▸ Given exercise
Without the pictures, return each record as it appears.

(Figure scripts)
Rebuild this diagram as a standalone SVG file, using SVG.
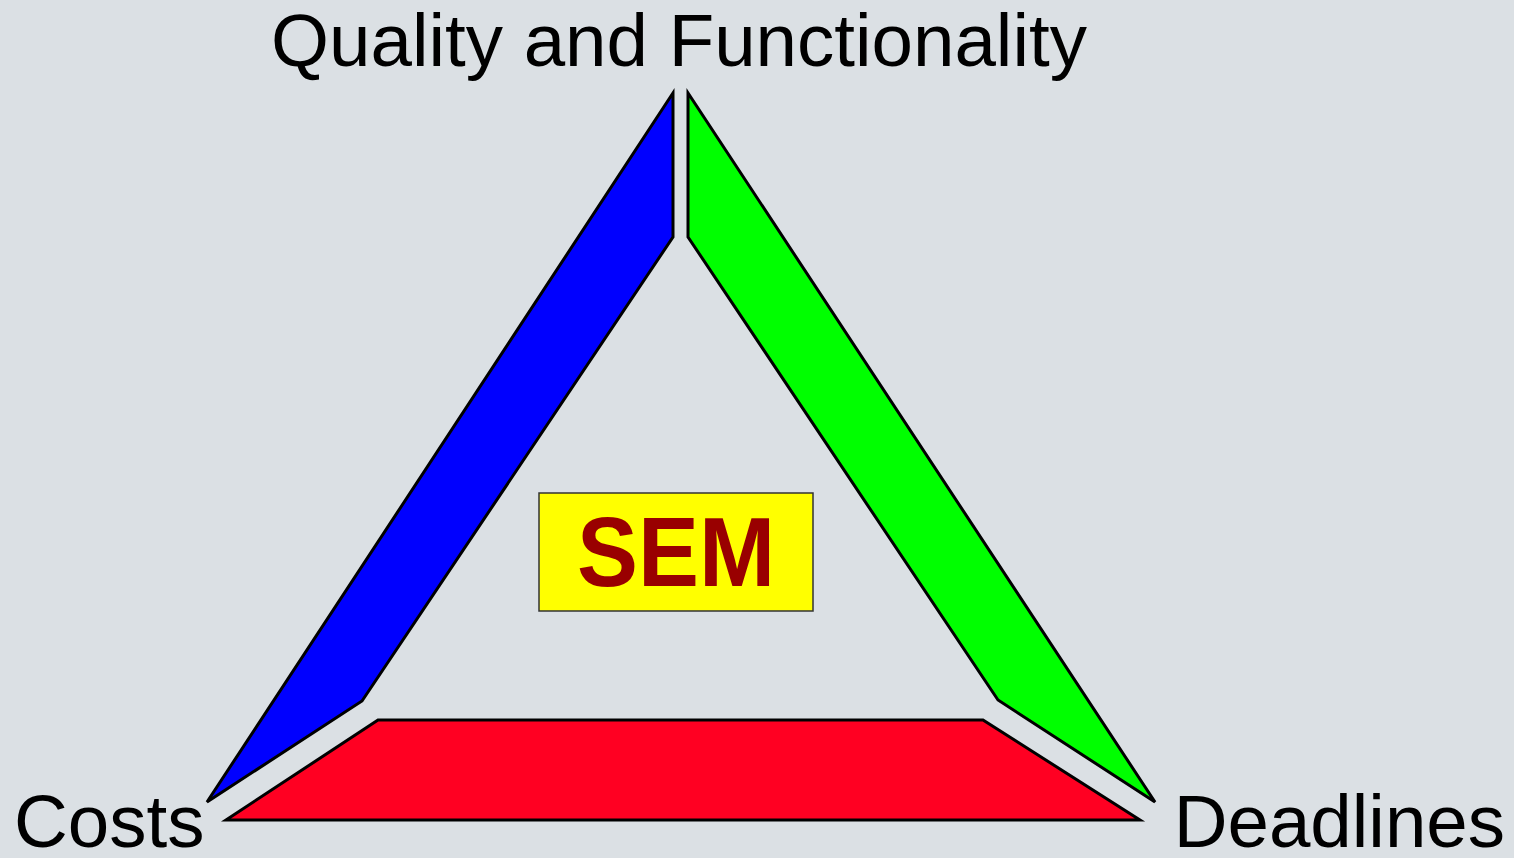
<svg xmlns="http://www.w3.org/2000/svg" width="1514" height="858" viewBox="0 0 1514 858">
<style>
.side{stroke:#000;stroke-width:3;stroke-linejoin:miter}
.lbl{font-family:"Liberation Sans",Arial,sans-serif;font-size:74.5px;fill:#000}
</style>
<rect width="1514" height="858" fill="#dbe0e4"/>
<g id="quality-label"><text class="lbl" x="679" y="66" text-anchor="middle">Quality and Functionality</text></g>
<g id="costs-label"><text class="lbl" x="14" y="847">Costs</text></g>
<g id="deadlines-label"><text class="lbl" x="1505" y="847" text-anchor="end">Deadlines</text></g>
<g id="connectors">
<polygon id="blue-side" class="side" fill="#0000ff" points="673,93 673,237 362,701 207,802"/>
<polygon id="green-side" class="side" fill="#00ff00" points="688,93 688,237 998,700 1155,802"/>
<polygon id="red-side" class="side" fill="#ff0022" points="226,820 378,720 983,720 1140,820"/>
</g>
<g id="sem">
<rect x="539" y="493" width="274" height="118" fill="#ffff00" stroke="#333" stroke-width="1.5"/>
<text x="676" y="586" text-anchor="middle" font-family="Liberation Sans,Arial,sans-serif" font-weight="bold" font-size="98" fill="#990000" textLength="198" lengthAdjust="spacingAndGlyphs">SEM</text>
</g>
</svg>
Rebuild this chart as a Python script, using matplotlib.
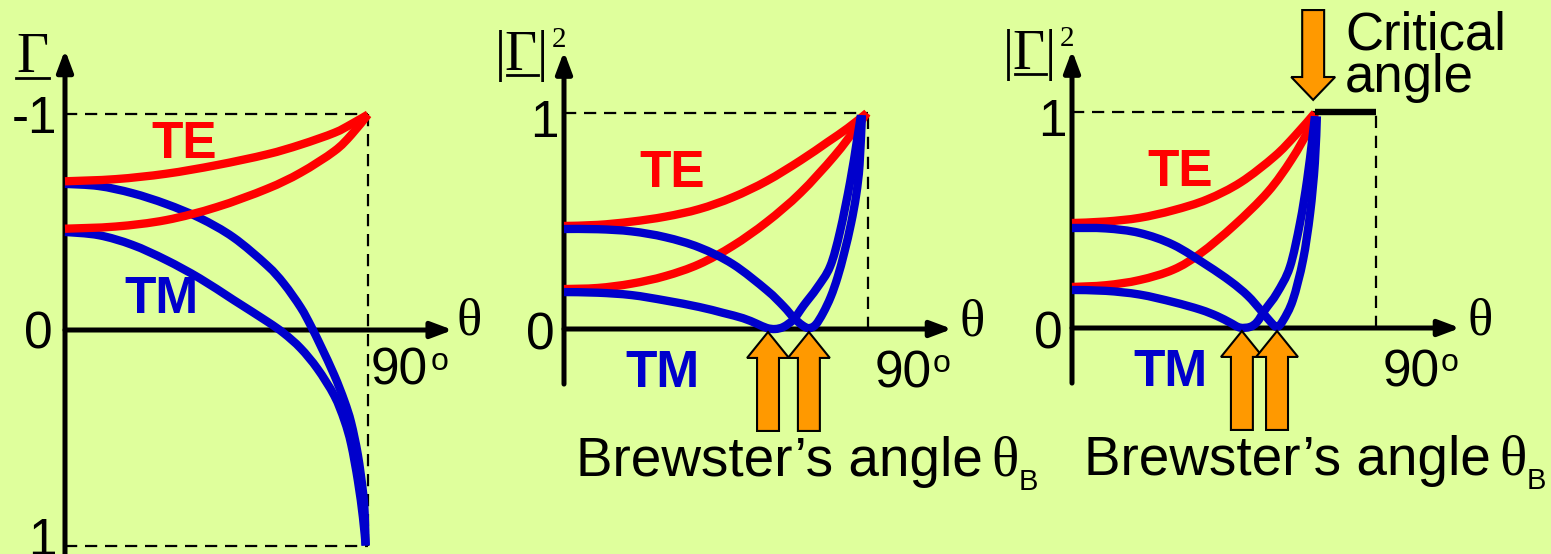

▸ Solution to this task
Rebuild this diagram as a standalone SVG file, using SVG.
<svg xmlns="http://www.w3.org/2000/svg" width="1514" height="858" viewBox="0 0 1514 858">
<style>
.side{stroke:#000;stroke-width:3;stroke-linejoin:miter}
.lbl{font-family:"Liberation Sans",Arial,sans-serif;font-size:74.5px;fill:#000}
</style>
<rect width="1514" height="858" fill="#dbe0e4"/>
<g id="quality-label"><text class="lbl" x="679" y="66" text-anchor="middle">Quality and Functionality</text></g>
<g id="costs-label"><text class="lbl" x="14" y="847">Costs</text></g>
<g id="deadlines-label"><text class="lbl" x="1505" y="847" text-anchor="end">Deadlines</text></g>
<g id="connectors">
<polygon id="blue-side" class="side" fill="#0000ff" points="673,93 673,237 362,701 207,802"/>
<polygon id="green-side" class="side" fill="#00ff00" points="688,93 688,237 998,700 1155,802"/>
<polygon id="red-side" class="side" fill="#ff0022" points="226,820 378,720 983,720 1140,820"/>
</g>
<g id="sem">
<rect x="539" y="493" width="274" height="118" fill="#ffff00" stroke="#333" stroke-width="1.5"/>
<text x="676" y="586" text-anchor="middle" font-family="Liberation Sans,Arial,sans-serif" font-weight="bold" font-size="98" fill="#990000" textLength="198" lengthAdjust="spacingAndGlyphs">SEM</text>
</g>
</svg>
Rebuild this chart as a Python script, using matplotlib.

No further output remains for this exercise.